Tungsten trioxide (WO 3 ) has been recognized as the most promising photocatalyst for highly selective oxidation of methane (CH 4 ) to formaldehyde (HCHO), but the origin of catalytic activity and the reaction manner remain controversial. Here, we take {001} and {110} facets dominated WO 3 as the model photocatalysts. Distinctly, {001} facet can readily achieve 100% selectivity of HCHO via the active site mechanism whereas {110} facet hardly guarantees a high selectivity of HCHO along with many intermediate products via the radical way. In situ diffuse reflectance infrared Fourier transform spectroscopy, electron paramagnetic resonance and theoretical calculations confirm that the competitive chemical adsorption between CH 4 and H 2 O and the different CH 4 activation routes on WO 3 surface are responsible for diverse CH 4 oxidation pathways.
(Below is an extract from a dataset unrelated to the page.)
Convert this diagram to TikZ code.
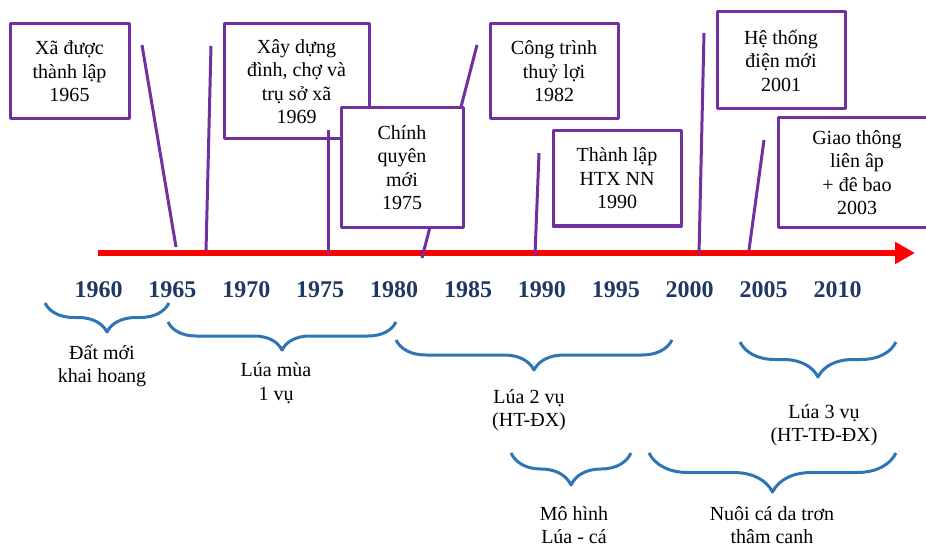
\documentclass[tikz,border=0pt]{standalone}
\usepackage{fontspec}
\setmainfont{Liberation Serif}
\usetikzlibrary{arrows.meta,decorations.pathreplacing}
\definecolor{boxpurple}{HTML}{7030A0}
\definecolor{braceblue}{HTML}{2E75B6}
\definecolor{yearblue}{HTML}{1F3864}

\begin{document}
\begin{tikzpicture}[x=1pt,y=-1pt,>={Triangle[length=20pt,width=21pt]},
                    line join=round]
  \tikzstyle{event}=[draw=boxpurple,line width=3pt,fill=white,align=center,
                     inner sep=0pt,font=\fontsize{20}{23.5}\selectfont]
  \tikzstyle{lead}=[draw=boxpurple,line width=3pt]
  \tikzstyle{period}=[draw=braceblue,line width=3pt,decorate]
  \tikzstyle{phase}=[align=center,font=\fontsize{20}{23.5}\selectfont]
  \tikzstyle{year}=[text=yearblue,font=\fontsize{24}{24}\selectfont\bfseries]

  \useasboundingbox (0,0) rectangle (926,548);

  \coordinate (start) at (98,253);
  \coordinate (end)   at (915,253);
  \draw[->,red,line width=6.5pt] (start) -- (end);

  \foreach \y [count=\i from 0] in {1960,1965,...,2010}
    \node[year] (y\y) at (98.5+73.9*\i,290) {\y};

  \coordinate (l82a) at (477,45);  \coordinate (l82b) at (422,258);
  \draw[lead] (l82a) -- (l82b);

  \node[event,minimum width=119pt,minimum height=95pt]  (e65) at (69.5,71.5)
       {Xã được\\thành lập\\1965};
  \node[event,minimum width=145pt,minimum height=115pt] (e69) at (296.5,81.5)
       {Xây dựng\\đình, chợ và\\trụ sở xã\\1969};
  \node[event,minimum width=122pt,minimum height=119pt] (e75) at (402,167.5)
       {Chính\\quyên\\mới\\1975};
  \node[event,minimum width=128pt,minimum height=95pt]  (e82) at (554,71.5)
       {Công trình\\thuỷ lợi\\1982};
  \node[event,minimum width=128pt,minimum height=95pt]  (e90) at (617,178.5)
       {Thành lập\\HTX NN\\1990};
  \node[event,minimum width=128pt,minimum height=97pt]  (e01) at (781,60.5)
       {Hệ thống\\điện mới\\2001};
  \node[event,minimum width=158pt,minimum height=109pt] (e03) at (857,172.5)
       {Giao thông\\liên âp\\+ đê bao\\2003};

  \coordinate (l65a) at (142,45);  \coordinate (l65b) at (176,247);
  \coordinate (l69a) at (211,46);  \coordinate (l69b) at (206,251);
  \coordinate (l75a) at (328,130); \coordinate (l75b) at (328,254);
  \coordinate (l90a) at (539,153); \coordinate (l90b) at (535,255);
  \coordinate (l01a) at (704,33);  \coordinate (l01b) at (699,254);
  \coordinate (l03a) at (764,140); \coordinate (l03b) at (749,250);
  \draw[lead] (l65a) -- (l65b);
  \draw[lead] (l69a) -- (l69b);
  \draw[lead] (l75a) -- (l75b);
  \draw[lead] (l90a) -- (l90b);
  \draw[lead] (l01a) -- (l01b);
  \draw[lead] (l03a) -- (l03b);

  \coordinate (b1l) at (45,303);  \coordinate (b1r) at (169,303);
  \coordinate (b2l) at (168,322); \coordinate (b2r) at (396,322);
  \coordinate (b3l) at (396,340); \coordinate (b3r) at (672,340);
  \coordinate (b4l) at (740,342); \coordinate (b4r) at (896,342);
  \coordinate (b5l) at (511,453); \coordinate (b5r) at (631,453);
  \coordinate (b6l) at (649,453); \coordinate (b6r) at (896,453);
  \draw[period,decoration={brace,amplitude=29pt}] (b1r) -- (b1l);
  \draw[period,decoration={brace,amplitude=28pt}] (b2r) -- (b2l);
  \draw[period,decoration={brace,amplitude=30pt}] (b3r) -- (b3l);
  \draw[period,decoration={brace,amplitude=35pt}] (b4r) -- (b4l);
  \draw[period,decoration={brace,amplitude=32pt}] (b5r) -- (b5l);
  \draw[period,decoration={brace,amplitude=39pt}] (b6r) -- (b6l);

  \node[phase] (p1) at (102,366) {Đất mới\\khai hoang};
  \node[phase] (p2) at (276,383) {Lúa mùa\\1 vụ};
  \node[phase] (p3) at (529,410) {Lúa 2 vụ\\(HT-ĐX)};
  \node[phase] (p4) at (824,425) {Lúa 3 vụ\\(HT-TĐ-ĐX)};
  \node[phase] (p5) at (574,525) {Mô hình\\Lúa - cá};
  \node[phase] (p6) at (772,525) {Nuôi cá da trơn\\thâm canh};
\end{tikzpicture}
\end{document}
The microscopic mechanism elucidation provides the guidance for designing high performance photocatalysts for selective CH 4 oxidation. Tungsten trioxide (WO 3 ) is considered the most promising photocatalyst for the highly selective oxidation of methane to formaldehyde, though the origins of its catalytic activity and reaction mechanism are still debated. Here, the authors use WO 3 with {001} and {110} facets as model photocatalysts, demonstrating that the photocatalytic oxidation of methane to formaldehyde in WO 3 depends on the surface structure, leading to different formaldehyde selectivity.